A Stryker vehicle integrated with the Warfighter Information Network-Tactical (WIN-T) Increment 2 participates in an evaluation at White Sands Missile Range, N.M. Networking Stryker and other formation types with modernized capabilities is one of the five key “end states” to enhance the Army network in support of Force 2025 and Beyond. Photo Credit: U.S. Army, Amy Walker, PEO C3T
These improvements will rely largely on virtualization, a computer technique in which a virtual machine streamlines operations by acting as a server, storage device, network or even an operating system. Through virtualization, engineers should be able to pare back significantly the physical infrastructure needed to drive a network. We don't need two sets of equipment, two sets of trucks, two drivers. We want to declutter the battlefield by using virtualization, Marzilli said.
Some General Dynamics Mission Systems innovations have already gone live, such as the hard-shutdown rescue tool. Typically when a system goes down entirely for instance due to a generator failure the reboot brings up a scrambled mess. New tools promise to restore work after a crash in exactly the form it had been in before the shutdown, which gets troops back in the fray that much sooner.

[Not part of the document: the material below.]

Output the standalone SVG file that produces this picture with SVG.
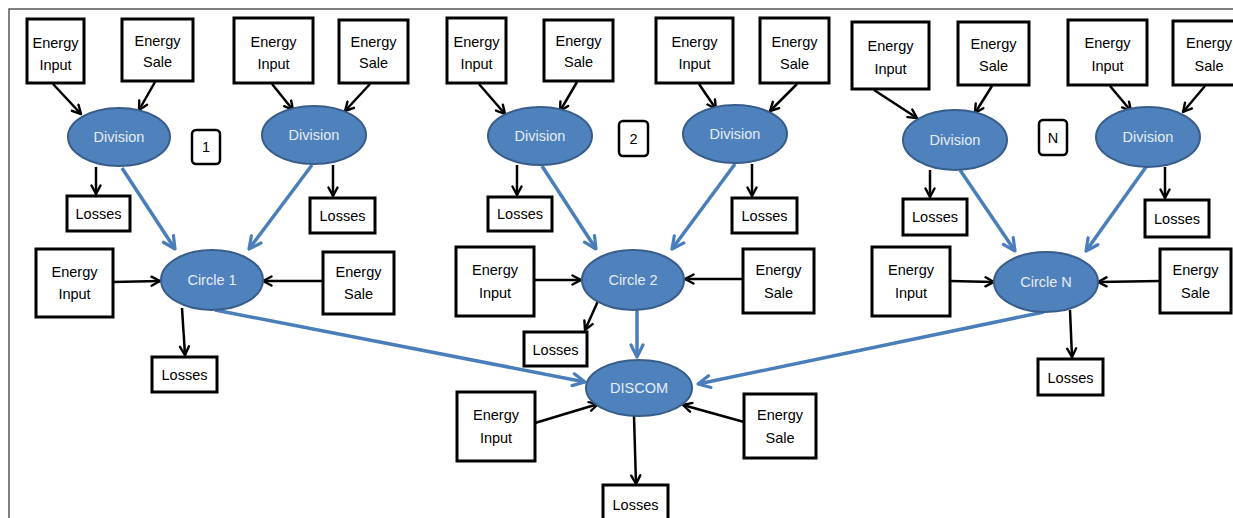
<svg xmlns="http://www.w3.org/2000/svg" width="1233" height="518" viewBox="0 0 1233 518">
<defs>
<marker id="ah" viewBox="0 0 12 12" refX="10" refY="6" markerWidth="12" markerHeight="12" markerUnits="userSpaceOnUse" orient="auto">
<path d="M1.5,1.5 L10,6 L1.5,10.5" fill="none" stroke="#000" stroke-width="2.4" stroke-linecap="round" stroke-linejoin="round"/>
</marker>
<marker id="bh" viewBox="0 0 16 16" refX="14" refY="8" markerWidth="16" markerHeight="16" markerUnits="userSpaceOnUse" orient="auto">
<path d="M2,2 L14,8 L2,14" fill="none" stroke="#4a7ebb" stroke-width="3.2" stroke-linecap="round" stroke-linejoin="round"/>
</marker>
</defs>
<style>
.box{fill:#fff;stroke:#000;stroke-width:3}
.num{fill:#fff;stroke:#000;stroke-width:2.5}
.ell{fill:#4f81bd;stroke:#385d8a;stroke-width:2}
.t{font-family:"Liberation Sans",Arial,sans-serif;font-size:14.5px;fill:#000;text-anchor:middle}
.w{font-family:"Liberation Sans",Arial,sans-serif;font-size:14.5px;fill:#e6edf6;text-anchor:middle}
.k{fill:none;stroke:#000;stroke-width:2.5;marker-end:url(#ah)}
.b{fill:none;stroke:#4a7ebb;stroke-width:3.5;marker-end:url(#bh)}
</style>
<rect width="1233" height="518" fill="#fff"/>
<path d="M9,518 L9,9 L1233,9" fill="none" stroke="#555" stroke-width="1.5"/>

<g id="connectors">
<line class="k" x1="53" y1="84" x2="81" y2="114"/>
<line class="k" x1="155" y1="82" x2="139" y2="110"/>
<line class="k" x1="272" y1="84" x2="293" y2="110"/>
<line class="k" x1="370" y1="84" x2="345" y2="111"/>
<line class="k" x1="479" y1="84" x2="505" y2="114"/>
<line class="k" x1="577" y1="82" x2="560" y2="111"/>
<line class="k" x1="699" y1="84" x2="716" y2="109"/>
<line class="k" x1="797" y1="84" x2="770" y2="111"/>
<line class="k" x1="874" y1="90" x2="917" y2="118"/>
<line class="k" x1="992" y1="86" x2="975" y2="113"/>
<line class="k" x1="1110" y1="86" x2="1131" y2="111"/>
<line class="k" x1="1205" y1="86" x2="1183" y2="112"/>
<line class="k" x1="96" y1="167" x2="96" y2="194"/>
<line class="k" x1="333" y1="165" x2="333" y2="196"/>
<line class="k" x1="517" y1="165" x2="517" y2="195"/>
<line class="k" x1="752" y1="164" x2="752" y2="196"/>
<line class="k" x1="930" y1="170" x2="930" y2="197"/>
<line class="k" x1="1165" y1="167" x2="1165" y2="198"/>
<line class="b" x1="122" y1="168" x2="175" y2="249"/>
<line class="b" x1="312" y1="165" x2="249" y2="249"/>
<line class="b" x1="542" y1="166" x2="596" y2="249"/>
<line class="b" x1="735" y1="164" x2="672" y2="249"/>
<line class="b" x1="960" y1="170" x2="1015" y2="251"/>
<line class="b" x1="1146" y1="167" x2="1086" y2="251"/>
<line class="k" x1="113" y1="282" x2="160" y2="281"/>
<line class="k" x1="323" y1="281" x2="263" y2="281"/>
<line class="k" x1="534" y1="280" x2="581" y2="280"/>
<line class="k" x1="743" y1="279" x2="685" y2="279"/>
<line class="k" x1="950" y1="281" x2="994" y2="282"/>
<line class="k" x1="1160" y1="281" x2="1098" y2="282"/>
<line class="k" x1="182" y1="308" x2="185" y2="355"/>
<line class="k" x1="598" y1="301" x2="585" y2="330"/>
<line class="k" x1="1070" y1="310" x2="1072" y2="357"/>
<line class="b" x1="215" y1="310" x2="585" y2="382"/>
<line class="b" x1="637" y1="310" x2="637" y2="357"/>
<line class="b" x1="1044" y1="312" x2="698" y2="384"/>
<line class="k" x1="535" y1="423" x2="598" y2="404"/>
<line class="k" x1="744" y1="422" x2="683" y2="405"/>
<line class="k" x1="634" y1="416" x2="636" y2="484"/>
</g>

<g id="ei1"><rect class="box" x="27" y="19" width="57" height="64"/><text class="t" x="55.5" y="48">Energy</text><text class="t" x="55.5" y="70">Input</text></g>
<g id="es1"><rect class="box" x="122" y="19" width="71" height="62"/><text class="t" x="157.5" y="46">Energy</text><text class="t" x="157.5" y="67">Sale</text></g>
<g id="ei2"><rect class="box" x="234" y="18" width="79" height="65"/><text class="t" x="273.5" y="47">Energy</text><text class="t" x="273.5" y="69">Input</text></g>
<g id="es2"><rect class="box" x="339" y="20" width="69" height="63"/><text class="t" x="373.5" y="47">Energy</text><text class="t" x="373.5" y="68">Sale</text></g>
<g id="ei3"><rect class="box" x="447" y="18" width="59" height="65"/><text class="t" x="476.5" y="47">Energy</text><text class="t" x="476.5" y="69">Input</text></g>
<g id="es3"><rect class="box" x="544" y="20" width="69" height="61"/><text class="t" x="578.5" y="46">Energy</text><text class="t" x="578.5" y="67">Sale</text></g>
<g id="ei4"><rect class="box" x="656" y="18" width="77" height="65"/><text class="t" x="694.5" y="47">Energy</text><text class="t" x="694.5" y="69">Input</text></g>
<g id="es4"><rect class="box" x="760" y="18" width="69" height="65"/><text class="t" x="794.5" y="47">Energy</text><text class="t" x="794.5" y="69">Sale</text></g>
<g id="ei5"><rect class="box" x="852" y="22" width="77" height="67"/><text class="t" x="890.5" y="51">Energy</text><text class="t" x="890.5" y="74">Input</text></g>
<g id="es5"><rect class="box" x="958" y="22" width="71" height="63"/><text class="t" x="993.5" y="49">Energy</text><text class="t" x="993.5" y="71">Sale</text></g>
<g id="ei6"><rect class="box" x="1068" y="20" width="79" height="65"/><text class="t" x="1107.5" y="48">Energy</text><text class="t" x="1107.5" y="71">Input</text></g>
<g id="es6"><rect class="box" x="1173" y="21" width="72" height="64"/><text class="t" x="1209" y="48">Energy</text><text class="t" x="1209" y="71">Sale</text></g>

<g id="d1"><ellipse class="ell" cx="119" cy="137" rx="51" ry="29"/><text class="w" x="119" y="142">Division</text></g>
<g id="d2"><ellipse class="ell" cx="314" cy="135" rx="52" ry="29"/><text class="w" x="314" y="140">Division</text></g>
<g id="d3"><ellipse class="ell" cx="540" cy="136" rx="52" ry="29"/><text class="w" x="540" y="141">Division</text></g>
<g id="d4"><ellipse class="ell" cx="735" cy="134" rx="52" ry="29"/><text class="w" x="735" y="139">Division</text></g>
<g id="d5"><ellipse class="ell" cx="955" cy="140" rx="52" ry="30"/><text class="w" x="955" y="145">Division</text></g>
<g id="d6"><ellipse class="ell" cx="1148" cy="137" rx="52" ry="30"/><text class="w" x="1148" y="142">Division</text></g>

<g id="n1"><rect class="num" x="192" y="130" width="28" height="34" rx="4"/><text class="t" x="206" y="152">1</text></g>
<g id="n2"><rect class="num" x="619" y="121" width="29" height="35" rx="4"/><text class="t" x="633.5" y="144">2</text></g>
<g id="nN"><rect class="num" x="1039" y="120" width="28" height="35" rx="4"/><text class="t" x="1053" y="143">N</text></g>

<g id="l1"><rect class="box" x="67" y="196" width="63" height="35"/><text class="t" x="98.5" y="219">Losses</text></g>
<g id="l2"><rect class="box" x="310" y="198" width="65" height="35"/><text class="t" x="342.5" y="221">Losses</text></g>
<g id="l3"><rect class="box" x="488" y="197" width="64" height="34"/><text class="t" x="520" y="219">Losses</text></g>
<g id="l4"><rect class="box" x="732" y="198" width="65" height="35"/><text class="t" x="764.5" y="221">Losses</text></g>
<g id="l5"><rect class="box" x="903" y="199" width="64" height="36"/><text class="t" x="935" y="222">Losses</text></g>
<g id="l6"><rect class="box" x="1145" y="200" width="64" height="37"/><text class="t" x="1177" y="224">Losses</text></g>

<g id="c1"><ellipse class="ell" cx="212" cy="280" rx="51" ry="30"/><text class="w" x="212" y="285">Circle 1</text></g>
<g id="c2"><ellipse class="ell" cx="633" cy="280" rx="51" ry="30"/><text class="w" x="633" y="285">Circle 2</text></g>
<g id="cN"><ellipse class="ell" cx="1046" cy="282" rx="52" ry="30"/><text class="w" x="1046" y="287">Circle N</text></g>

<g id="ci1"><rect class="box" x="36" y="249" width="77" height="68"/><text class="t" x="74.5" y="277">Energy</text><text class="t" x="74.5" y="299">Input</text></g>
<g id="cs1"><rect class="box" x="323" y="252" width="71" height="62"/><text class="t" x="358.5" y="277">Energy</text><text class="t" x="358.5" y="299">Sale</text></g>
<g id="ci2"><rect class="box" x="456" y="247" width="78" height="69"/><text class="t" x="495" y="275">Energy</text><text class="t" x="495" y="298">Input</text></g>
<g id="cs2"><rect class="box" x="743" y="249" width="71" height="64"/><text class="t" x="778.5" y="275">Energy</text><text class="t" x="778.5" y="298">Sale</text></g>
<g id="ciN"><rect class="box" x="872" y="247" width="78" height="69"/><text class="t" x="911" y="275">Energy</text><text class="t" x="911" y="298">Input</text></g>
<g id="csN"><rect class="box" x="1160" y="249" width="71" height="64"/><text class="t" x="1195.5" y="275">Energy</text><text class="t" x="1195.5" y="298">Sale</text></g>

<g id="cl1"><rect class="box" x="152" y="357" width="65" height="35"/><text class="t" x="184.5" y="380">Losses</text></g>
<g id="cl2"><rect class="box" x="524" y="332" width="63" height="34"/><text class="t" x="555.5" y="355">Losses</text></g>
<g id="clN"><rect class="box" x="1038" y="359" width="65" height="36"/><text class="t" x="1070.5" y="383">Losses</text></g>

<g id="discom"><ellipse class="ell" cx="639" cy="388" rx="53" ry="28"/><text class="w" x="639" y="393">DISCOM</text></g>
<g id="di"><rect class="box" x="457" y="392" width="78" height="69"/><text class="t" x="496" y="420">Energy</text><text class="t" x="496" y="443">Input</text></g>
<g id="ds"><rect class="box" x="744" y="394" width="72" height="64"/><text class="t" x="780" y="420">Energy</text><text class="t" x="780" y="443">Sale</text></g>
<g id="dl"><rect class="box" x="603" y="485" width="65" height="40"/><text class="t" x="635.5" y="510">Losses</text></g>
</svg>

When it comes to getting these new tools onto the actual battlefield, Marzilli suggested it will be up to vendors to insert these advances into existing programs. Rather than ramp up to meet requirements, as in the past, today's technology-driven contractors are moving at such a pace that they now must help the military to understand what can be done. We are showing the art of the possible, getting folks to understand what is doable now, Marzilli said.
Sometimes this means drawing a hard line between developments in the commercial sector, and improvements that are possible among more military-centric vendors. Take for instance the development of LTE telecommunications. While commercial vendors may be ready to blanket cities of 2 million people or more, they are not that interested in taking care of the tactical Army [where] it's all conditional and expeditionary, Marzilli said. It takes specialized knowledge to address those needs.